= Credit Environment India =

Credit Environment India is with Credit Information Companies Act getting passed by the Government of India in 2005, Credit Bureau formally got introduced to the country. CIBIL (Credit Information Bureau of India Limited) was established as the first credit bureau. TransUnion International Inc, one of the leading consumer credit bureaus in the world, is the major stake holder (27.5%) in CIBIL and provided the required platform to commence operations.

Today the lenders are able to take informed decisions while underwriting the credit applications. With the Reserve Bank of India (RBI) undertaking a host of measures to strengthen the credit environment, license to three other credit bureaus - Experian, Equifax and Highmark were extended and today country boast of 4 Credit Bureaus. In fact, 80% of loans sanctioned are to individuals with a credit score of 750 or above.

With over 150 Mio individuals’ data on these bureaus, it accounts for almost 25% of India's working population (taking factor into account that 50% of population is below 25) and is a milestone achievement considering only 7 years of operations for these bureaus.
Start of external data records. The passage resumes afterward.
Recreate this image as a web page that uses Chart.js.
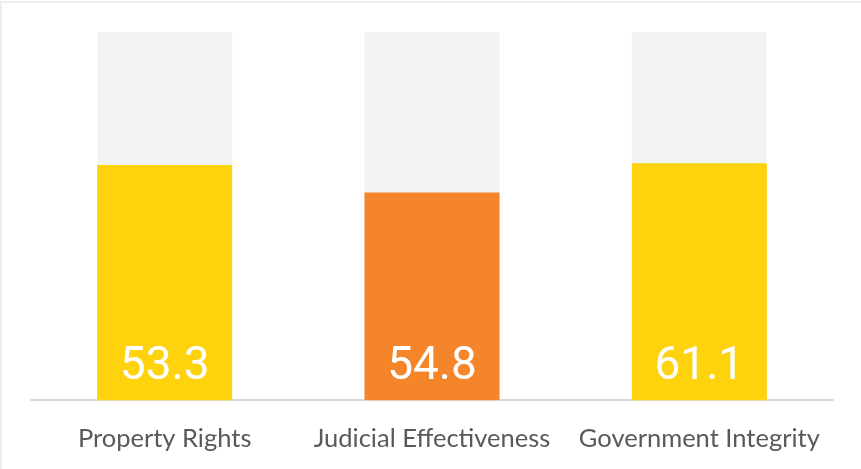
<!DOCTYPE html>
<html>
<head>
<meta charset="utf-8">
<script src="https://cdn.jsdelivr.net/npm/chart.js@4/dist/chart.umd.min.js"></script>
<style>
  html, body { margin: 0; padding: 0; background: #fff; }
  #wrap { width: 861px; height: 469px; }
</style>
</head>
<body>
<div id="wrap"><canvas id="scoreChart" width="861" height="469"></canvas></div>
<script>
const categories = ['Property Rights', 'Judicial Effectiveness', 'Government Integrity'];
// bar heights as drawn (0-100 scale), and the score text printed on each bar
const barHeights = [63.9, 56.4, 64.4];
const scoreLabels = ['53.3', '54.8', '61.1'];
const fullScale = [100, 100, 100];
const barColors = ['#FED30E', '#F5852A', '#FED30E'];

// writes the score near the bottom of each coloured bar
const scoreText = {
  id: 'scoreText',
  afterDatasetsDraw(chart) {
    const ctx = chart.ctx;
    const meta = chart.getDatasetMeta(0);
    ctx.save();
    ctx.fillStyle = '#ffffff';
    ctx.font = '46px Roboto';
    ctx.textAlign = 'center';
    ctx.textBaseline = 'alphabetic';
    meta.data.forEach((bar, i) => {
      ctx.fillText(scoreLabels[i], bar.x, bar.base - 21);
    });
    ctx.restore();
  }
};

// thin frame at the top / left edge
const frame = {
  id: 'frame',
  beforeDraw(chart) {
    const ctx = chart.ctx;
    ctx.save();
    ctx.strokeStyle = '#eeeeee';
    ctx.lineWidth = 2;
    ctx.strokeRect(1, 2, chart.width + 10, chart.height + 10);
    ctx.restore();
  }
};

const ctx = document.getElementById('scoreChart');
const scoreChart = new Chart(ctx, {
  type: 'bar',
  data: {
    labels: categories,
    datasets: [
      {
        data: barHeights,
        backgroundColor: barColors,
        grouped: false,
        barPercentage: 1,
        categoryPercentage: 0.505,
      },
      {
        data: fullScale,
        backgroundColor: '#F2F3F3',
        grouped: false,
        barPercentage: 1,
        categoryPercentage: 0.505,
      },
    ],
  },
  options: {
    responsive: false,
    animation: false,
    layout: {
      padding: { left: 31, right: 28, top: 32, bottom: 15 },
    },
    plugins: {
      legend: { display: false },
      tooltip: { enabled: false },
    },
    scales: {
      x: {
        // grid hidden, tick length only used as a gap above the labels
        grid: { display: false, drawTicks: true, tickLength: 23 },
        border: { color: '#D9D9D9', width: 2 },
        ticks: {
          color: '#595959',
          padding: 0,
          font: { family: 'Lato', size: 25.5 },
        },
      },
      y: {
        display: false,
        min: 0,
        max: 100,
      },
    },
  },
  plugins: [frame, scoreText],
});
</script>
</body>
</html>
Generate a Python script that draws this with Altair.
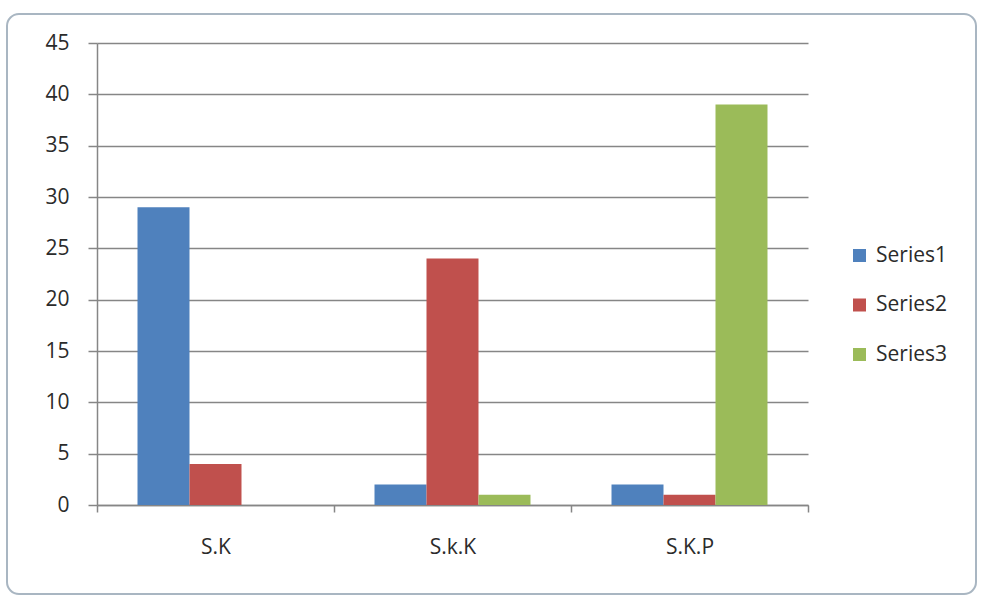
import altair as alt
import pandas as pd

categories = ["S.K", "S.k.K", "S.K.P"]
series_names = ["Series1", "Series2", "Series3"]
series1 = [29, 2, 2]
series2 = [4, 24, 1]
series3 = [0, 1, 39]
y_ticks = [0, 5, 10, 15, 20, 25, 30, 35, 40, 45]
colors = ["#4F81BD", "#C0504D", "#9BBB59"]

rows = []
for name, vals in zip(series_names, [series1, series2, series3]):
    for c, v in zip(categories, vals):
        rows.append({"category": c, "series": name, "value": v})
df = pd.DataFrame(rows)

W, H = 711, 462
FONT = "Open Sans"
TEXT = "#2b2b2b"

frame = alt.Chart(pd.DataFrame({"a": [0]})).mark_rect(
    fill="white", fillOpacity=0, stroke="#a9b6c2", strokeWidth=2, cornerRadius=12
).encode(
    x=alt.value(-90), x2=alt.value(879), y=alt.value(-29), y2=alt.value(551)
)

bars = alt.Chart(df).mark_bar().encode(
    x=alt.X(
        "category:N",
        sort=categories,
        scale=alt.Scale(paddingInner=0, paddingOuter=0),
        axis=alt.Axis(
            title=None,
            labelAngle=0,
            tickBand="extent",
            tickSize=7,
            tickColor="#868686",
            domainColor="#868686",
            domainWidth=1.5,
            tickWidth=1.5,
            labelPadding=24,
            labelFontSize=21,
            labelFont=FONT,
            labelColor=TEXT,
            grid=False,
        ),
    ),
    xOffset=alt.XOffset(
        "series:N",
        sort=series_names,
        scale=alt.Scale(paddingInner=0, paddingOuter=0.779),
    ),
    y=alt.Y(
        "value:Q",
        scale=alt.Scale(domain=[0, 45], nice=False),
        axis=alt.Axis(
            title=None,
            values=y_ticks,
            tickSize=9,
            tickColor="#868686",
            tickWidth=1.5,
            domainColor="#868686",
            domainWidth=1.5,
            gridColor="#868686",
            gridWidth=1.5,
            labelPadding=19,
            labelFontSize=21,
            labelFont=FONT,
            labelColor=TEXT,
        ),
    ),
    color=alt.Color(
        "series:N",
        sort=series_names,
        scale=alt.Scale(domain=series_names, range=colors),
        legend=alt.Legend(
            title=None,
            orient="none",
            legendX=752,
            legendY=202,
            symbolType="square",
            symbolSize=169,
            symbolStrokeWidth=0,
            labelFontSize=21,
            labelFont=FONT,
            labelColor=TEXT,
            rowPadding=27.5,
            labelOffset=6,
        ),
    ),
)

chart = alt.layer(frame, bars).properties(
    width=W,
    height=H,
    padding={"left": 97, "top": 43, "right": 174, "bottom": 99},
    autosize=alt.AutoSizeParams(type="none"),
    background="white",
).configure_view(stroke=None)

chart.save("out.html", embed_options={"renderer": "svg", "actions": False})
Reserve Bank of India has continued to take necessary steps for strengthening the credit environment in India and the awareness about the importance of credit score has increased multi fold. With employers, prospect marriage match, property owners, schools etc. have started asking for the individuals to share their Credit score prior to decision is made. With risk based pricing in offing, the individuals with better credit score shall get rewarded and will not be required to subsidize the interest rates for defaulters. This has in fact led to establishment of credit repair business in India.

The credit environment is further going to strengthen with the telecom and insurance sector sharing the data of their customers with the credit bureaus and shall also increase the number of individuals’ records on the bureaus.

The country can expect a far transparent and robust credit mechanism and times to come and shall be instrumental in improvement of credit environment in India in short term.